Architecture Overview
This document provides a high-level view of the Moodle Platform architecture, showing how all components interact across different deployment models.
1. Logical Components
This architecture directs incoming traffic from end users through an API Gateway into our Kubernetes cluster. Inside the cluster, we deploy the Moodle web tier, run our Rust operator, and optionally host AI inference services, while all persistent state (databases, object storage) and batch operations (backups, cron jobs) are managed externally or via dedicated K8s primitives.
graph TD
A[End Users] --> B[API Gateway / Ingress]

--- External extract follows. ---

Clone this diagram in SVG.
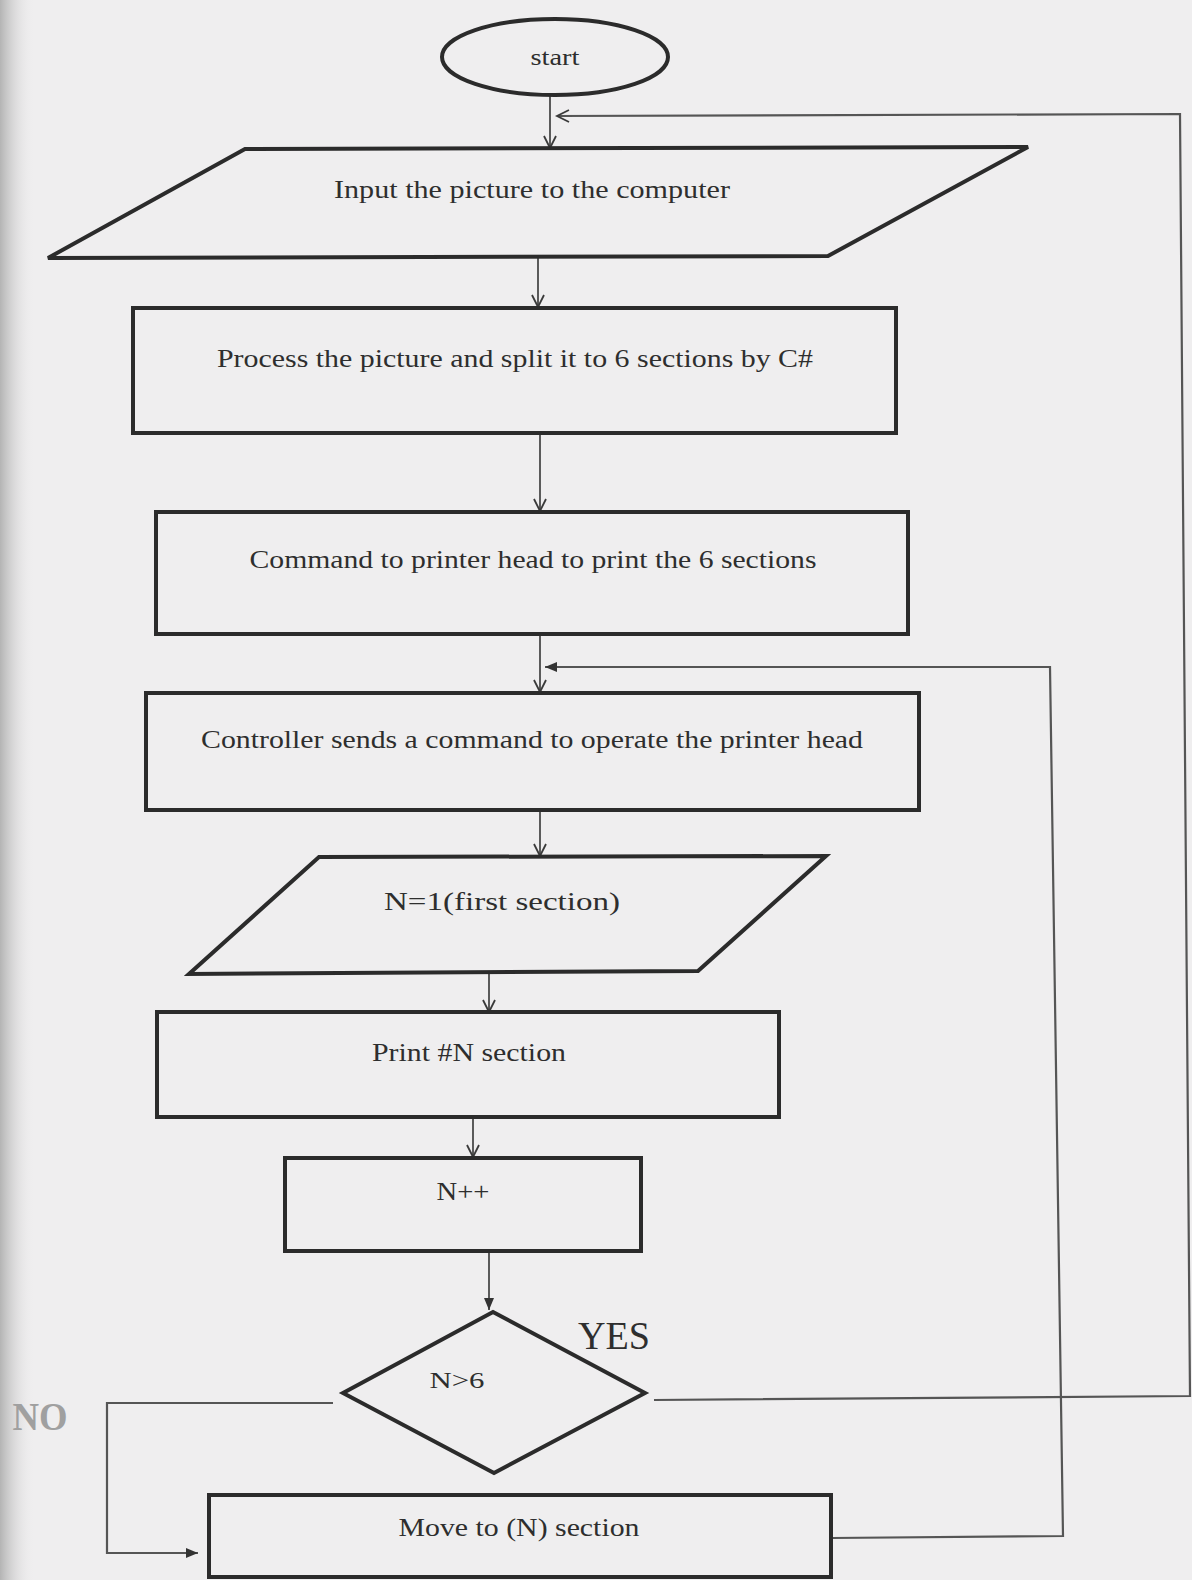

B --> C[Kubernetes Cluster]
C --> D["Moodle Web (Deployment)"]
D --> E[Redis Cache & Sessions]
C --> F["Moodle Operator (Rust)"]
C --> R["AI Inference (KServe, optional)"]
F --> G[Control Plane: CRDs & Helm Charts]
G --> H[Terraform IaC]
H --> J[Compute Layer]
subgraph Compute Layer
J --> K[Moodle Deployments]
J --> L["Knative Services (optional)"]
J --> R
end
H --> S[Data Persistence]
subgraph Data Persistence
S --> T[RDS / CloudSQL]
S --> U["Object Store (S3/GCS)"]
end
H --> V[Backup & Jobs]
subgraph Backup & Jobs
V --> W[CronJobs / Eventing]
V --> X[Rust Backup CLI]
end
2. Component Descriptions
2.1 API Gateway / Ingress
- Role: Terminates TLS, routes to Knative or k8s Deployments.
- Options: Istio, Contour, Kourier, AWS ALB.
2.2 Kubernetes Cluster (with optional Knative)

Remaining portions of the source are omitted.